Shaanxi Construction Engineering Group Corporation
- Company type: State owned enterprise
- Industry: Construction, engineering
- Headquarters: Xi'an, China
- Number of employees: 21,039
- Website: Shaanxi Construction Engineering (in English)

= Shaanxi Construction Engineering Group Corporation =

Chinese construction and engineering contractor

Shaanxi Construction Engineering Group Corporation (operating as Top International Engineering Corporation in international markets) is a Chinese construction and engineering contractor. SCEGC was established in 1950, and is among the Top 500 Chinese Corporations.

==Projects==
The company in overseas operations is active across Africa and a few countries elsewhere. The main concentration of overseas branches is in West Africa with subsidiaries in Cameroon, Sao Tome & Principe, Sudan, Equatorial Guinea, Liberia, Gabon, Nigeria, Ghana, and Cape Verde. Other offices are located in the UAE, Papua New Guinea, Rwanda, and Congo.

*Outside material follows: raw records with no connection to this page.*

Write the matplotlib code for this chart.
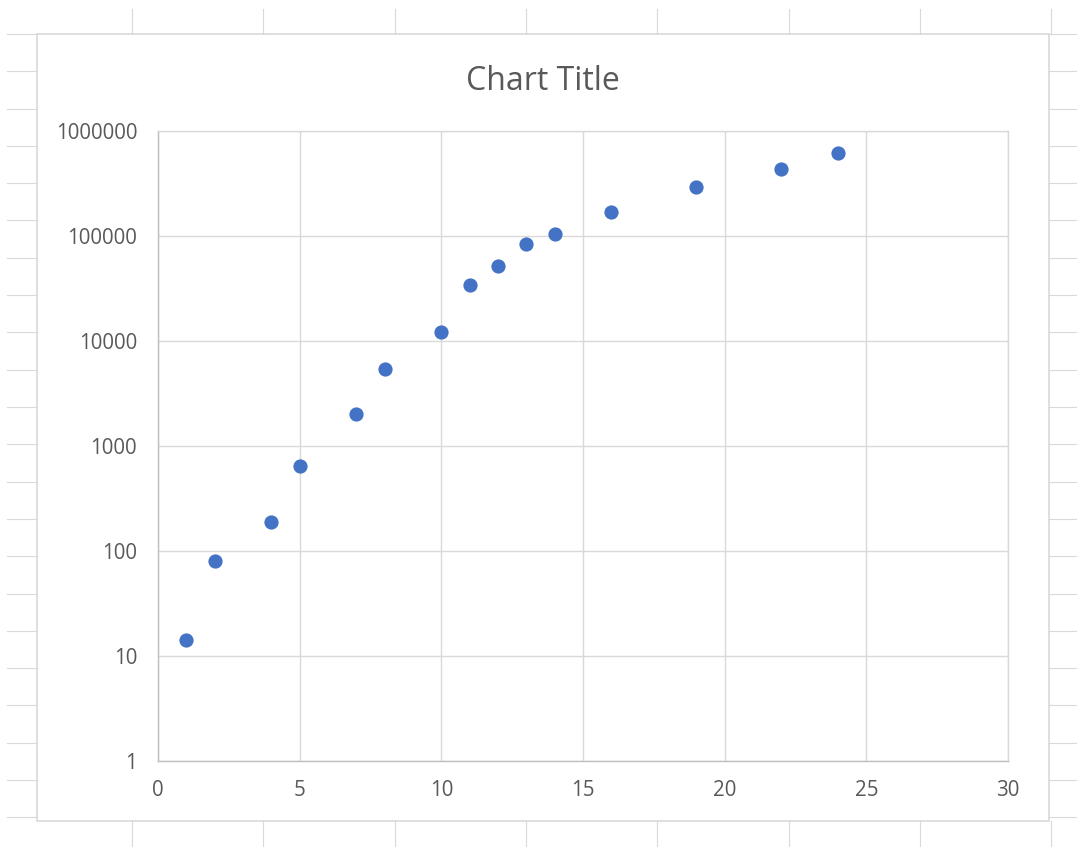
import matplotlib
matplotlib.use("Agg")
import matplotlib.pyplot as plt
from matplotlib.lines import Line2D
from matplotlib.patches import Rectangle
from matplotlib.ticker import FixedLocator, FixedFormatter

x_values = [1, 2, 4, 5, 7, 8, 10, 11, 12, 13, 14, 16, 19, 22, 24]
y_values = [14.2, 80, 189, 645, 2018, 5410, 12190, 34150, 51800, 83900, 104400, 169300, 293000, 434500, 617000]
x_ticks = [0, 5, 10, 15, 20, 25, 30]
y_ticks = [1, 10, 100, 1000, 10000, 100000, 1000000]
y_tick_labels = ["1", "10", "100", "1000", "10000", "100000", "1000000"]
title = "Chart Title"

W, H = 1077, 847
fig = plt.figure(figsize=(W / 100, H / 100), dpi=100)
fig.patch.set_facecolor("white")

def px(x, y):
    return x / W, 1 - y / H

sheet = "#d9d9d9"
# spreadsheet column lines (top and bottom strips)
for cx in [132, 263, 395, 526, 657, 789, 920, 1051]:
    for (y0, y1) in [(9, 34), (821, 847)]:
        fig.add_artist(Line2D([cx / W, cx / W], [1 - y0 / H, 1 - y1 / H], color=sheet, lw=0.8))
# spreadsheet row lines (left and right strips)
ry = 34.0
while ry < H:
    for (x0, x1) in [(7, 37), (1049, 1077)]:
        fig.add_artist(Line2D([x0 / W, x1 / W], [1 - ry / H, 1 - ry / H], color=sheet, lw=0.8))
    ry += 37.3

# chart area border
fig.add_artist(Rectangle(px(37, 821), (1049 - 37) / W, (821 - 34) / H, fill=True,
                         facecolor="white", edgecolor="#d9d9d9", lw=1.2, zorder=0.5))

ax = fig.add_axes([158 / W, (H - 761) / H, 850 / W, 630 / H])
ax.set_zorder(2)
ax.set_facecolor("none")
ax.set_yscale("log")
ax.set_xlim(0, 30)
ax.set_ylim(1, 1000000)
ax.xaxis.set_major_locator(FixedLocator(x_ticks))
ax.yaxis.set_major_locator(FixedLocator(y_ticks))
ax.yaxis.set_major_formatter(FixedFormatter(y_tick_labels))
ax.yaxis.set_minor_locator(FixedLocator([]))
ax.grid(True, color="#d9d9d9", lw=1.0)
ax.set_axisbelow(True)
for s in ["top", "right"]:
    ax.spines[s].set_color("#d9d9d9")
    ax.spines[s].set_linewidth(1.0)
for s in ["left", "bottom"]:
    ax.spines[s].set_color("#bfbfbf")
    ax.spines[s].set_linewidth(1.0)
ax.tick_params(axis="both", length=0, labelsize=14.8, labelcolor="#595959")
ax.tick_params(axis="y", pad=15)
ax.tick_params(axis="x", pad=14)
for lab in ax.get_xticklabels() + ax.get_yticklabels():
    lab.set_fontfamily("Open Sans")

ax.scatter(x_values, y_values, s=105, color="#4472C4", zorder=3, clip_on=False, linewidths=0)

fig.text(543 / W, 1 - 81 / H, title, ha="center", va="center", fontsize=23,
         color="#595959", family="Open Sans")

fig.savefig("out.png", dpi=100)
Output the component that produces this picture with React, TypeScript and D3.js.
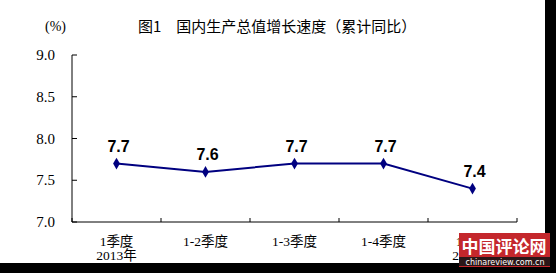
import React from "react";
import * as d3 from "d3";

const categories = ["1季度|2013年", "1-2季度", "1-3季度", "1-4季度", "1季度|2014年"];
const values = [7.7, 7.6, 7.7, 7.7, 7.4];
const yTicks = [7.0, 7.5, 8.0, 8.5, 9.0];
const title = "图1　国内生产总值增长速度（累计同比）";

export default function App() {
  const W = 556, H = 273;
  const x = d3.scaleBand<string>().domain(categories).range([72, 517]);
  const y = d3.scaleLinear().domain([7, 9]).range([222, 55]);
  const cx = (c: string) => (x(c) as number) + x.bandwidth() / 2;
  const line = d3
    .line<number>()
    .x((_, i) => cx(categories[i]))
    .y((v) => y(v));
  const diamond = d3.symbol().type(d3.symbolDiamond).size(40)();
  const serif = "'Liberation Serif', 'Times New Roman', serif";
  const cjk = "'Liberation Serif', 'Noto Sans CJK SC', serif";
  const bounds = [...categories.map((c) => x(c) as number), 517];

  return (
    <svg width={W} height={H} style={{ position: "absolute", left: 0, top: 0 }}>
      <rect x={0} y={0} width={W} height={H} fill="#fff" />
      <text x={45} y={31} fontFamily={serif} fontSize={14} fill="#000">(%)</text>
      <text x={138} y={32} fontFamily="'Noto Sans CJK SC', sans-serif" fontSize={15} fill="#000">
        {title}
      </text>
      {/* y axis */}
      <line x1={72} x2={72} y1={55} y2={222} stroke="#000" strokeWidth={1} />
      {yTicks.map((t) => (
        <g key={t}>
          <line x1={72} x2={77} y1={y(t)} y2={y(t)} stroke="#000" />
          <text x={55} y={y(t) + 5} textAnchor="end" fontFamily={serif} fontSize={15} fill="#000">
            {t.toFixed(1)}
          </text>
        </g>
      ))}
      {/* x axis */}
      <line x1={72} x2={517} y1={222} y2={222} stroke="#000" />
      {bounds.map((b, i) => (
        <line key={i} x1={b} x2={b} y1={222} y2={218} stroke="#000" />
      ))}
      {categories.map((c) => (
        <text key={c} textAnchor="middle" fontFamily={cjk} fontSize={13.5} fill="#000">
          {c.split("|").map((s, j) => (
            <tspan key={j} x={cx(c)} y={246 + j * 13.5}>{s}</tspan>
          ))}
        </text>
      ))}
      {/* series */}
      <path d={line(values) || ""} fill="none" stroke="#000080" strokeWidth={2} />
      {values.map((v, i) => (
        <g key={i}>
          <path d={diamond || ""} transform={`translate(${cx(categories[i])},${y(v)})`} fill="#000080" />
          <text
            x={cx(categories[i]) + 2}
            y={y(v) - 12}
            textAnchor="middle"
            fontFamily="'Liberation Sans', Arial, sans-serif"
            fontWeight="bold"
            fontSize={16}
            fill="#000"
          >
            {v.toFixed(1)}
          </text>
        </g>
      ))}
      {/* frame */}
      <rect x={545} y={0} width={11} height={H} fill="#000" />
      <rect x={0} y={263} width={W} height={10} fill="#000" />
      {/* watermark */}
      <rect x={459} y={233} width={91} height={34} fill="#c4272c" />
      <rect x={459} y={257} width={91} height={9} fill="#2b1718" />
      <text x={504} y={253} textAnchor="middle" fontFamily="'Noto Sans CJK SC', sans-serif" fontWeight="bold" fontSize={17} fill="#fff">
        中国评论网
      </text>
      <text x={505} y={265} textAnchor="middle" fontFamily="'DejaVu Sans', sans-serif" fontSize={8} fill="#fff">
        chinareview.com.cn
      </text>
    </svg>
  );
}
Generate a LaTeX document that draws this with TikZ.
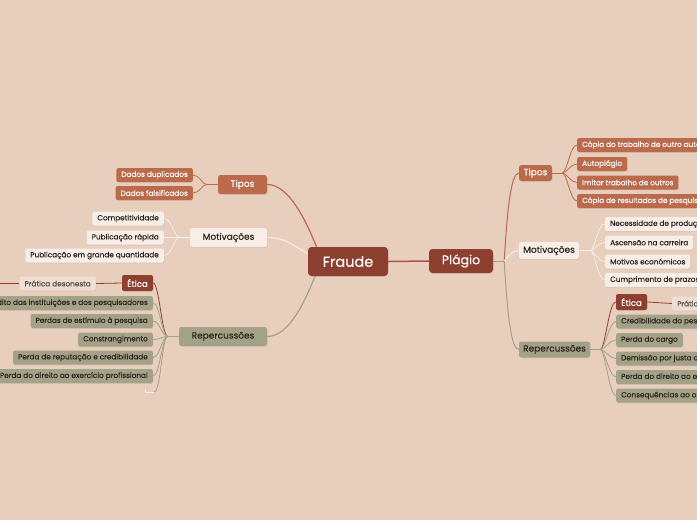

In Ghana, it is the leading sub-contractor in a joint project with local firms to build 320 apartment blocks comprising 2,560 units designated by the government to meet an affordable housing shortfall.

==Philanthropy==
During the 2007 floods in the Upper East Region of Ghana, the local subsidiary of SGEGC made a cash donation to relief for flood victims.